◆ To be done ◆
Exactly retype the lines from the top of the data through the line containing "var yTicks = [0, 0.005, 0.010, 0.015];", leaving out every picture.

◆ Provided material ◆
· · · ·
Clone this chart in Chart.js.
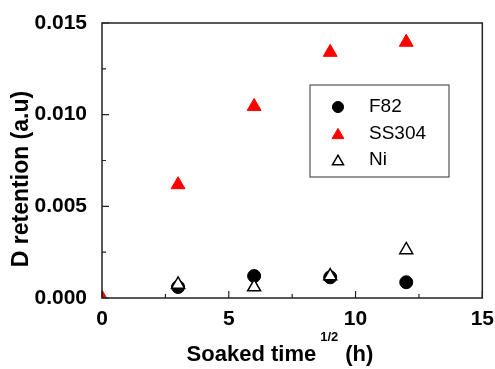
<!DOCTYPE html>
<html>
<head>
<meta charset="utf-8">
<script src="https://cdn.jsdelivr.net/npm/chart.js@4/dist/chart.umd.min.js"></script>
<style>
  html, body { margin: 0; padding: 0; background: #fff; }
  #wrap { width: 495px; height: 369px; }
</style>
</head>
<body>
<div id="wrap"><canvas id="chart" width="495" height="369"></canvas></div>
<script>
// soaked time^(1/2) values
var soakTimes = [0, 3, 6, 9, 12];
var f82 = [null, 0.00060, 0.00120, 0.00113, 0.00086];
var ss304 = [0, 0.00618, 0.01045, 0.01340, 0.01395];
var ni = [null, 0.00074, 0.00060, 0.00120, 0.00262];
var seriesNames = ["F82", "SS304", "Ni"];
var xTicks = [0, 5, 10, 15];
var yTicks = [0, 0.005, 0.010, 0.015];

function toPoints(ys) {
  return soakTimes.map(function (x, i) { return { x: x, y: ys[i] }; });
}

var AXIS = '#222';
var FAM = '"Liberation Sans", Arial, sans-serif';
var noClip = { left: 0, top: 0, right: 0, bottom: 0 };

// inward ticks, frame, axis titles and boxed legend
var decor = {
  id: 'decor',
  afterDraw: function (chart) {
    var c = chart.ctx, a = chart.chartArea;
    var xs = chart.scales.x, ys = chart.scales.y;
    c.save();
    c.strokeStyle = AXIS;
    c.lineWidth = 1.5;
    c.strokeRect(a.left, a.top, a.right - a.left, a.bottom - a.top);

    c.lineWidth = 1.2;
    c.beginPath();
    for (var v = 0; v <= 15; v += 2.5) {
      var px = xs.getPixelForValue(v);
      var len = (v % 5 === 0) ? 7 : 4;
      c.moveTo(px, a.bottom);
      c.lineTo(px, a.bottom - len);
    }
    for (var k = 0; k <= 6; k++) {
      var py = ys.getPixelForValue(k * 0.0025);
      var l2 = (k % 2 === 0) ? 7 : 4;
      c.moveTo(a.left, py);
      c.lineTo(a.left + l2, py);
    }
    c.stroke();

    // y title
    c.fillStyle = '#000';
    c.font = 'bold 23px ' + FAM;
    c.textAlign = 'center';
    c.textBaseline = 'middle';
    c.save();
    c.translate(22, 179);
    c.rotate(-Math.PI / 2);
    c.fillText('D retention (a.u)', 0, 0);
    c.restore();

    // x title with superscript
    c.textAlign = 'left';
    c.textBaseline = 'alphabetic';
    var main = 'Soaked time';
    var sup = '1/2';
    var tail = '(h)';
    var big = 'bold 22px ' + FAM;
    var small = 'bold 13px ' + FAM;
    var gap1 = 4, gap2 = 7;
    c.font = big;
    var w1 = c.measureText(main).width;
    var w3 = c.measureText(tail).width;
    c.font = small;
    var w2 = c.measureText(sup).width;
    var x0 = 280 - (w1 + gap1 + w2 + gap2 + w3) / 2;
    var base = 361;
    c.font = big;
    c.fillText(main, x0, base);
    c.font = small;
    c.fillText(sup, x0 + w1 + gap1, base - 20);
    c.font = big;
    c.fillText(tail, x0 + w1 + gap1 + w2 + gap2, base);

    // legend
    var bx = 310, by = 85, bw = 139, bh = 92;
    c.fillStyle = '#fff';
    c.fillRect(bx, by, bw, bh);
    c.strokeStyle = '#333';
    c.lineWidth = 1;
    c.strokeRect(bx, by, bw, bh);
    c.font = '19px ' + FAM;
    c.textBaseline = 'middle';
    chart.data.datasets.forEach(function (ds, i) {
      var cy = 107 + i * 26.5;
      var r = ds.pointRadius * 0.85;
      c.fillStyle = ds.backgroundColor;
      c.strokeStyle = ds.borderColor;
      c.lineWidth = ds.borderWidth;
      Chart.helpers.drawPoint(c, {
        pointStyle: ds.pointStyle, radius: r, borderWidth: ds.borderWidth
      }, 338, cy + (ds.pointStyle === 'triangle' ? r / 4 : 0));
      c.fillStyle = '#000';
      c.fillText(ds.label, 369, cy);
    });
    c.restore();
  }
};

new Chart(document.getElementById('chart'), {
  type: 'scatter',
  data: {
    datasets: [
      { label: seriesNames[0], data: toPoints(f82), pointStyle: 'circle', pointRadius: 6.5,
        backgroundColor: '#000', borderColor: '#000', borderWidth: 1, order: 2, clip: noClip },
      { label: seriesNames[1], data: toPoints(ss304), pointStyle: 'triangle', pointRadius: 8,
        backgroundColor: '#ff0000', borderColor: '#ff0000', borderWidth: 1, order: 3, clip: noClip },
      { label: seriesNames[2], data: toPoints(ni), pointStyle: 'triangle', pointRadius: 7.5,
        backgroundColor: '#fff', borderColor: '#000', borderWidth: 1.5, order: 1, clip: noClip }
    ]
  },
  options: {
    responsive: false,
    animation: false,
    events: [],
    layout: { padding: { left: 0, right: 0, top: 23, bottom: 0 } },
    plugins: { legend: { display: false }, tooltip: { enabled: false } },
    scales: {
      x: {
        type: 'linear', min: 0, max: 15,
        afterBuildTicks: function (s) { s.ticks = xTicks.map(function (v) { return { value: v }; }); },
        afterFit: function (s) { s.height = 71; },
        grid: { display: false },
        border: { display: false },
        ticks: { color: '#000', font: { family: FAM, size: 21, weight: 'bold' }, padding: 1, maxRotation: 0 }
      },
      y: {
        type: 'linear', min: 0, max: 0.015,
        afterBuildTicks: function (s) { s.ticks = yTicks.map(function (v) { return { value: v }; }); },
        afterFit: function (s) { s.width = 102; },
        grid: { display: false },
        border: { display: false },
        ticks: { color: '#000', font: { family: FAM, size: 21, weight: 'bold' }, padding: 7,
          callback: function (v) { return v.toFixed(3); } }
      }
    }
  },
  plugins: [decor]
});
</script>
</body>
</html>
· · · ·
◆ Full response ◆
Clone this chart in Chart.js.
<!DOCTYPE html>
<html>
<head>
<meta charset="utf-8">
<script src="https://cdn.jsdelivr.net/npm/chart.js@4/dist/chart.umd.min.js"></script>
<style>
  html, body { margin: 0; padding: 0; background: #fff; }
  #wrap { width: 495px; height: 369px; }
</style>
</head>
<body>
<div id="wrap"><canvas id="chart" width="495" height="369"></canvas></div>
<script>
// soaked time^(1/2) values
var soakTimes = [0, 3, 6, 9, 12];
var f82 = [null, 0.00060, 0.00120, 0.00113, 0.00086];
var ss304 = [0, 0.00618, 0.01045, 0.01340, 0.01395];
var ni = [null, 0.00074, 0.00060, 0.00120, 0.00262];
var seriesNames = ["F82", "SS304", "Ni"];
var xTicks = [0, 5, 10, 15];
var yTicks = [0, 0.005, 0.010, 0.015];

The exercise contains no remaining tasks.